Mr Johnson’s office said his comments were taken out of context.

A letter to the prime minister signed by 31 members of parliament said “it is unthinkable that you would publicly attend national memorial events, without having apologised for such comments”.

The letter comes 25 years since the massacre at Srebrenica, where more than 8,000 Muslim men and boys were slaughtered by Serb forces.

“There can be no excuse for in any way blaming the victims of a genocide for its perpetration, not even for a prime minister. Meanwhile, to attend such events without reflection on your previous comments is an insult to the victims and their families who continue to suffer the consequences to this day,” the letter reads.

It also refers to allegedly anti-Muslim remarks he has previously made.

“Moreover, considering your long and significant history of racist, Islamophobic, and prejudicial statements, your comments about Srebrenica cannot be seen as an isolated incident,” the letter adds.

Writing in 1997 for the Ottawa Citizen when he was a journalist, Mr Johnson said Srebrenica was the worst massacre on European soil since the Second World War but questioned "what could the West really have done?"

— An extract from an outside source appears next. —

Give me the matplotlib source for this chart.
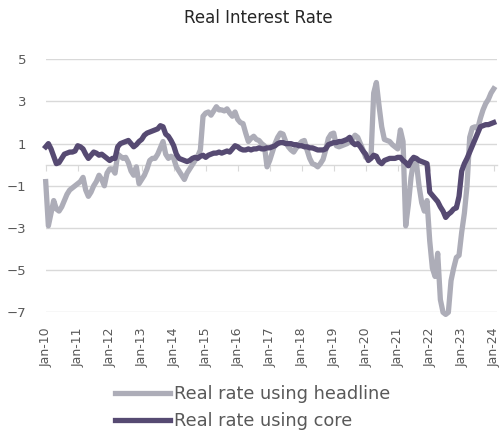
import matplotlib
matplotlib.use("Agg")
import matplotlib.pyplot as plt
import numpy as np
import pandas as pd

# monthly, Jan-10 .. Jan-24
months = pd.date_range("2010-01-01", "2024-01-01", freq="MS")

headline = [
    -0.8, -2.9, -2.3, -1.7, -2.1, -2.2, -2.0, -1.7, -1.4, -1.2, -1.1, -1.0,
    -0.9, -0.8, -0.6, -1.2, -1.5, -1.3, -1.0, -0.8, -0.5, -0.7, -1.0, -0.4,
    -0.2, -0.2, -0.4, 0.5, 0.4, 0.3, 0.35, 0.1, -0.3, -0.5, -0.1, -0.9,
    -0.7, -0.5, -0.2, 0.2, 0.3, 0.3, 0.5, 0.8, 1.1, 0.5, 0.3, 0.4,
    0.3, -0.1, -0.3, -0.5, -0.7, -0.4, -0.2, 0.0, 0.2, 0.4, 0.7, 2.3,
    2.45, 2.5, 2.35, 2.55, 2.75, 2.6, 2.6, 2.55, 2.65, 2.45, 2.3, 2.5,
    2.15, 2.0, 1.95, 1.5, 1.1, 1.25, 1.35, 1.2, 1.15, 1.0, 0.9, -0.1,
    0.2, 0.6, 1.0, 1.3, 1.5, 1.45, 1.1, 0.85, 0.7, 0.6, 0.8, 0.95,
    1.1, 1.15, 0.7, 0.3, 0.05, 0.0, -0.1, 0.05, 0.25, 0.7, 1.25, 1.45,
    1.5, 0.9, 0.85, 0.9, 0.95, 1.0, 1.1, 1.2, 1.4, 1.3, 1.0, 0.7,
    0.35, 0.3, 0.4, 3.4, 3.9, 2.8, 1.8, 1.2, 1.15, 1.1, 0.95, 0.85,
    0.75, 1.65, 1.1, -2.9, -1.9, -0.6, 0.2, 0.1, -1.0, -1.8, -2.2, -1.7,
    -3.6, -4.9, -5.3, -4.2, -6.4, -7.0, -7.1, -7.0, -5.5, -4.9, -4.4, -4.3,
    -3.2, -2.3, -1.0, 1.3, 1.75, 1.8, 1.7, 2.2, 2.6, 2.9, 3.1, 3.4,
    3.6,
]

core = [
    0.85, 1.0, 0.75, 0.4, 0.05, 0.1, 0.3, 0.5, 0.55, 0.6, 0.6, 0.65,
    0.9, 0.85, 0.75, 0.5, 0.3, 0.45, 0.6, 0.55, 0.45, 0.5, 0.4, 0.3,
    0.2, 0.3, 0.3, 0.85, 1.0, 1.05, 1.1, 1.15, 1.0, 0.85, 0.95, 1.1,
    1.2, 1.4, 1.5, 1.55, 1.6, 1.65, 1.7, 1.85, 1.8, 1.45, 1.35, 1.15,
    0.9, 0.5, 0.3, 0.25, 0.2, 0.15, 0.2, 0.3, 0.35, 0.3, 0.4, 0.45,
    0.35, 0.45, 0.5, 0.55, 0.55, 0.6, 0.55, 0.6, 0.65, 0.6, 0.75, 0.9,
    0.85, 0.75, 0.7, 0.7, 0.75, 0.7, 0.75, 0.75, 0.8, 0.75, 0.75, 0.8,
    0.8, 0.85, 0.9, 1.0, 1.05, 1.05, 1.0, 1.0, 1.0, 0.95, 0.95, 0.9,
    0.9, 0.85, 0.85, 0.8, 0.8, 0.75, 0.7, 0.7, 0.7, 0.75, 0.95, 1.0,
    1.05, 1.05, 1.1, 1.1, 1.15, 1.2, 1.3, 1.05, 0.95, 1.0, 0.85, 0.65,
    0.5, 0.2, 0.3, 0.45, 0.4, 0.15, 0.05, 0.2, 0.25, 0.3, 0.3, 0.3,
    0.35, 0.35, 0.2, 0.1, -0.05, 0.2, 0.35, 0.3, 0.2, 0.15, 0.1, 0.05,
    -1.3, -1.45, -1.6, -1.75, -2.0, -2.2, -2.5, -2.35, -2.25, -2.1, -2.05, -1.5,
    -0.3, 0.05, 0.3, 0.6, 0.9, 1.2, 1.5, 1.8, 1.85, 1.9, 1.9, 1.95,
    2.0,
]

yticks = [5, 3, 1, -1, -3, -5, -7]
xtick_labels = ["Jan-%02d" % y for y in range(10, 25)]

grey_txt = "#595959"
c_head = "#adadb8"
c_core = "#564a72"

plt.rcParams["font.family"] = ["DejaVu Sans"]

fig = plt.figure(figsize=(5.02, 4.30), dpi=100)
W, H = 502, 430
ax = fig.add_axes([45.7 / W, (H - 312.3) / H, (497 - 45.7) / W, (312.3 - 59.3) / H])

x = np.arange(len(months))
ax.plot(x, headline, color=c_head, lw=3.8, solid_joinstyle="round",
        label="Real rate using headline", clip_on=False, zorder=3)
ax.plot(x, core, color=c_core, lw=3.8, solid_joinstyle="round",
        label="Real rate using core", clip_on=False, zorder=4)

ax.set_ylim(-7, 5)
ax.set_xlim(0, 168 * (497 - 45.7) / (493.7 - 45.7))
ax.set_yticks(yticks)
ax.set_yticklabels([str(v).replace("-", "\u2212") for v in yticks])
ax.grid(axis="y", color="#d9d9d9", lw=1)
ax.set_axisbelow(True)
for s in ["top", "right", "left"]:
    ax.spines[s].set_visible(False)
ax.spines["bottom"].set_position(("data", 0))
ax.spines["bottom"].set_color("#d9d9d9")
ax.spines["bottom"].set_linewidth(1)
year_pos = np.arange(0, 169, 12)
ax.set_xticks(year_pos)
ax.tick_params(axis="x", length=4, color="#d9d9d9", labelbottom=False)
ax.tick_params(axis="y", length=0, labelsize=9.5, labelcolor=grey_txt, pad=14)

sec = ax.secondary_xaxis(0)
sec.set_xticks(year_pos)
sec.set_xticklabels(xtick_labels, rotation=90)
sec.tick_params(length=0, labelsize=9, labelcolor=grey_txt, pad=11)
sec.spines["bottom"].set_visible(False)

fig.text(258 / W, 1 - 18 / H, "Real Interest Rate", ha="center", va="center",
         fontsize=12, color="#262626")

fig.legend(loc="upper left", bbox_to_anchor=(106 / W, 1 - 376 / H),
           frameon=False, fontsize=12.8, handlelength=3.1, handletextpad=0.25,
           labelspacing=0.5, borderpad=0, labelcolor=grey_txt)

fig.savefig("out.png", dpi=100)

"Alright, I say, the fate of Srebrenica was appalling. But they weren't exactly angels, these Muslims," he wrote.

Mr Johnson’s office says the “quote is clearly taken out of context”.

"The prime minister has, over the last 25 years, consistently condemned the Srebrenica genocide as one of the worst crimes in history."

On Saturday, Mr Johnson paid respects to the victims of the atrocity to mark its 25th anniversary.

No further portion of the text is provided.